The GST replaces an unwieldy slew of tariffs with one national tax, which will be applied in four slabs ranging from five to 28 per cent. The government, which missed a planned April 1 rollout because of opposition, wants to ensure GST is introduced at the start of July. Last year, in a major victory for Prime Minister Narendra Modi, parliament approved the GST. Today, the four bills that will put it into action were debated and passed by the Lok Sabha, where the government has a big majority.

Criticising various provisions in the GST plan, Mr Moily said it will be a "technological nightmare." His party has repeatedly pointed out that while the UPA coalition it led was in power, the PM, who was then the Chief Minister of Gujarat, had opposed the reform.
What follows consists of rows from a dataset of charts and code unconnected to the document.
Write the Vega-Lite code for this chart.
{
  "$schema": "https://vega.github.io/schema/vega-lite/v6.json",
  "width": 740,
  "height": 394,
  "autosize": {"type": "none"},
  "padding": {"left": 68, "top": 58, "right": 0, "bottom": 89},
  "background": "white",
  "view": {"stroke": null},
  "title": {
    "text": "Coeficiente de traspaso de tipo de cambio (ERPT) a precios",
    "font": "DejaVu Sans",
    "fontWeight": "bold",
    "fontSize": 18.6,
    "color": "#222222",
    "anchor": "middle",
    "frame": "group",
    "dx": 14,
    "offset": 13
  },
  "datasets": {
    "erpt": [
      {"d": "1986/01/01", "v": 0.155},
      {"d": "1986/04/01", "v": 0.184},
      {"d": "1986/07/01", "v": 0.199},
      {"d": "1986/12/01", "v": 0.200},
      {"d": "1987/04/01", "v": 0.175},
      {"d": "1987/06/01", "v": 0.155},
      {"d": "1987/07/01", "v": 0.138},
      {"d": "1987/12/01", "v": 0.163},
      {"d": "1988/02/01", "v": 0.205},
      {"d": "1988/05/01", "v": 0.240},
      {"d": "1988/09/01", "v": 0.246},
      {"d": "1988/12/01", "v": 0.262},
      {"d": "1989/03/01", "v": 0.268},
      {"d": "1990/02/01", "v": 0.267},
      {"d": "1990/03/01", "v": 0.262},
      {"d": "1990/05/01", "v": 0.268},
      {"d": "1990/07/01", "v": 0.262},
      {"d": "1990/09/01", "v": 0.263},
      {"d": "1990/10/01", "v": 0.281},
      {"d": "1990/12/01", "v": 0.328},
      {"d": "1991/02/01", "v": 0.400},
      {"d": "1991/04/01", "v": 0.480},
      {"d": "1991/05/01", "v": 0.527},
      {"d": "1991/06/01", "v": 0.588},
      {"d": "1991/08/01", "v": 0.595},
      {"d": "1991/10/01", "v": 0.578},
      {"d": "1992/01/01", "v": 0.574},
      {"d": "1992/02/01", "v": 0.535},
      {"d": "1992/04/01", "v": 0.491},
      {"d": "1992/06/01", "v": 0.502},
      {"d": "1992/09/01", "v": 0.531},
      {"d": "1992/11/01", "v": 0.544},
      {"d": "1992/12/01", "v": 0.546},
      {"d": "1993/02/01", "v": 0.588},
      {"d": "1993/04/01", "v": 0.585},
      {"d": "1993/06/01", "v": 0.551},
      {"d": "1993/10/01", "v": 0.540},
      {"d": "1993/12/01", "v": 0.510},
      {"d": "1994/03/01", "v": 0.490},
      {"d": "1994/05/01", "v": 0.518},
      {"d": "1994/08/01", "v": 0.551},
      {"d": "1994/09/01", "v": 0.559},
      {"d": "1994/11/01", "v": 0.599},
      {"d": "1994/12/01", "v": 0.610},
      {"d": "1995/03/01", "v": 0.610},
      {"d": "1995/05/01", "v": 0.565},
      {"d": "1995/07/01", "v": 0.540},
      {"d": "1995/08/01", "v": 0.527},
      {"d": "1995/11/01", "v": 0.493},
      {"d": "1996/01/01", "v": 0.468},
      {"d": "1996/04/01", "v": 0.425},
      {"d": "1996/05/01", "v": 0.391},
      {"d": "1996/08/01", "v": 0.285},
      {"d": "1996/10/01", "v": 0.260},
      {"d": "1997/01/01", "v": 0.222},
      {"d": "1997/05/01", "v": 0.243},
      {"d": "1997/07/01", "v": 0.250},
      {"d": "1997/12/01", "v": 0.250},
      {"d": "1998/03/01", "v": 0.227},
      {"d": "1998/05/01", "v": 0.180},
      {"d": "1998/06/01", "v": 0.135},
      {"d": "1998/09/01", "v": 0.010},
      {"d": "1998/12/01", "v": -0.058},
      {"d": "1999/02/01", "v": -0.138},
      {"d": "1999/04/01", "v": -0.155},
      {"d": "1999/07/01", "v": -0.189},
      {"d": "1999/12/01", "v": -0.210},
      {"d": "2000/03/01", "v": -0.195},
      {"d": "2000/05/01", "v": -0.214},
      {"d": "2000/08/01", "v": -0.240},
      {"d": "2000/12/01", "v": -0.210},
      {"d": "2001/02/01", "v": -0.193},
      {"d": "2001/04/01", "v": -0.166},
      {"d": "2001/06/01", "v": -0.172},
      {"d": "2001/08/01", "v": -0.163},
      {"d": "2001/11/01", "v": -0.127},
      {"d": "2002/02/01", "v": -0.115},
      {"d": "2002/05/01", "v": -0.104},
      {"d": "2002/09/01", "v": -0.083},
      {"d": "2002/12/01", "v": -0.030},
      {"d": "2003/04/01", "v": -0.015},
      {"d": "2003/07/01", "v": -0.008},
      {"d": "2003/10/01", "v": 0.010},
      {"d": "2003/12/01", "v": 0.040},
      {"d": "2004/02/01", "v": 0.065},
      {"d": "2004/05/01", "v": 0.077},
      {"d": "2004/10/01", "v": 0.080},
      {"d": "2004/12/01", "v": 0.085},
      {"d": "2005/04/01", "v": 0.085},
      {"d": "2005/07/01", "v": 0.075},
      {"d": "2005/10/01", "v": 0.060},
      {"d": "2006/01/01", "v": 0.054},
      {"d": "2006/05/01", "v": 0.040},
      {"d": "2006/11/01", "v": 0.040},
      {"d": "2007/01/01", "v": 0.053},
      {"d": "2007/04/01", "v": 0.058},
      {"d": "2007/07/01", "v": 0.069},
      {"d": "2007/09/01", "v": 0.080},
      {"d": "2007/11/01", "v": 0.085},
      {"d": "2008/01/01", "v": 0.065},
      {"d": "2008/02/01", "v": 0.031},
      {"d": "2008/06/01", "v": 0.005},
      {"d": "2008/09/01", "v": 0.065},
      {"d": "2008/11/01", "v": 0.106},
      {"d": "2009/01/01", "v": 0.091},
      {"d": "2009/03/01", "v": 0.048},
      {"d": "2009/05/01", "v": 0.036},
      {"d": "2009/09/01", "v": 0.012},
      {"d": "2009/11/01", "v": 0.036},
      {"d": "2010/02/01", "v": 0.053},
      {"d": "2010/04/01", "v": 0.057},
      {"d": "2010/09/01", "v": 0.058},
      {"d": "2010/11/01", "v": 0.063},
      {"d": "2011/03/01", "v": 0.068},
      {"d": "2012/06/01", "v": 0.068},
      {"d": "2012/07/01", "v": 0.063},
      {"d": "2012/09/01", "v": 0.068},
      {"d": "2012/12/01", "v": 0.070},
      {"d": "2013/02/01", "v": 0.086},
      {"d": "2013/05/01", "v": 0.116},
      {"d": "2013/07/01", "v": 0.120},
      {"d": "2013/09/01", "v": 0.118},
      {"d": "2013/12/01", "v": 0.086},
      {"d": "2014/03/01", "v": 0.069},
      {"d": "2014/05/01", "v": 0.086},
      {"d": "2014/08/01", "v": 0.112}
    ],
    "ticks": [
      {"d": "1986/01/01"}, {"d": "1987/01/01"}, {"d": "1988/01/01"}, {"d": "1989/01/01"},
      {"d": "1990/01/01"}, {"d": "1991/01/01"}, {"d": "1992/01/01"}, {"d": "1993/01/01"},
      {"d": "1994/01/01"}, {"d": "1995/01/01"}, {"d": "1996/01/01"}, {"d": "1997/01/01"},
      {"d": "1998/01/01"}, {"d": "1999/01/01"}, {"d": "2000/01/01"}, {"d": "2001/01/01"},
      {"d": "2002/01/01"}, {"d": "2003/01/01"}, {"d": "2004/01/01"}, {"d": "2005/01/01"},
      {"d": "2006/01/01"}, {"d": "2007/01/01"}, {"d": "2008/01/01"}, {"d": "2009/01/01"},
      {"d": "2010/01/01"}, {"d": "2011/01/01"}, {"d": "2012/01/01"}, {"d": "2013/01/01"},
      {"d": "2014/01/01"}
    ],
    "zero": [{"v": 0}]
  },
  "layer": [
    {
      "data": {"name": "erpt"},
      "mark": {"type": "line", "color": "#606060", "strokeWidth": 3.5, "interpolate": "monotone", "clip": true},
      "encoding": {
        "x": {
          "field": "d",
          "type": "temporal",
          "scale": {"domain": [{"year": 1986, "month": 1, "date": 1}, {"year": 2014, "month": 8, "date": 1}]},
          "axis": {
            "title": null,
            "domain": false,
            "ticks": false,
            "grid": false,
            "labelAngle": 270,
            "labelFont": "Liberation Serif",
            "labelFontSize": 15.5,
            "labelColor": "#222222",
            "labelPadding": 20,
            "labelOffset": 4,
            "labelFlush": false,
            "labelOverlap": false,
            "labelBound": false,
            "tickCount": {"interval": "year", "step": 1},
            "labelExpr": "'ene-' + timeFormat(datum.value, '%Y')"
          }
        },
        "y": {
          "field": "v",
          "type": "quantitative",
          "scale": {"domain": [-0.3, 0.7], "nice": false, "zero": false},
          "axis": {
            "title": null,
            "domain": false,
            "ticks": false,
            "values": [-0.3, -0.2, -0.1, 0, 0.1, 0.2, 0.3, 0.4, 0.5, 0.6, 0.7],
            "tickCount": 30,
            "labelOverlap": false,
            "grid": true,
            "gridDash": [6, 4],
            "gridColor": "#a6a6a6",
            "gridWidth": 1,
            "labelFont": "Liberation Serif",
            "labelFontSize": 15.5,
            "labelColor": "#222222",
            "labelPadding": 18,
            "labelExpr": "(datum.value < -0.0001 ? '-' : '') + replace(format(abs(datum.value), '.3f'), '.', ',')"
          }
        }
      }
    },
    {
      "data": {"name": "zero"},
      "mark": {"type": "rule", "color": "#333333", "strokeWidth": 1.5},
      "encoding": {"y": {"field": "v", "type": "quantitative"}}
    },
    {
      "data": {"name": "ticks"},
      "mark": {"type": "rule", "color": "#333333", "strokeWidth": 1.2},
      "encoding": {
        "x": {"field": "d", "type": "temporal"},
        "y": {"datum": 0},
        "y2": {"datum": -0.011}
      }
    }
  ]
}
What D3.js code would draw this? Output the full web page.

"Seven to eight years have passed after the erstwhile UPA government wanted to bring the GST bill. Some parties then felt it should be halted due to reasons best known to them," said Mr Moily. The former Law Minister said the delay cost the country Rs 1.5 lakh crore annually and put the total loss at Rs 12 lakh crore.

The Congress is opposed to the four tax slabs, stating that a range of rates defies the purpose of one common tax. The slabs start at five percent and end at 28 per cent, with 12 per cent and 18 per cent as standard rates. The new tax also includes a separate central "cess" that will be levied on tobacco products, luxury cars and aerated drinks, charged on top of the 28 per cent tax bracket.

"The one nation, one tax concept is only a myth. There are too many rates, cesses," said Mr Moily.

"The real estate sector generates lot of black money. It is very unfortunate that the sector was not brought under the ambit of GST," he added.

In addition to the four bills that have been passed by parliament, another one will have to be cleared by each state assembly to turn India into one unified market.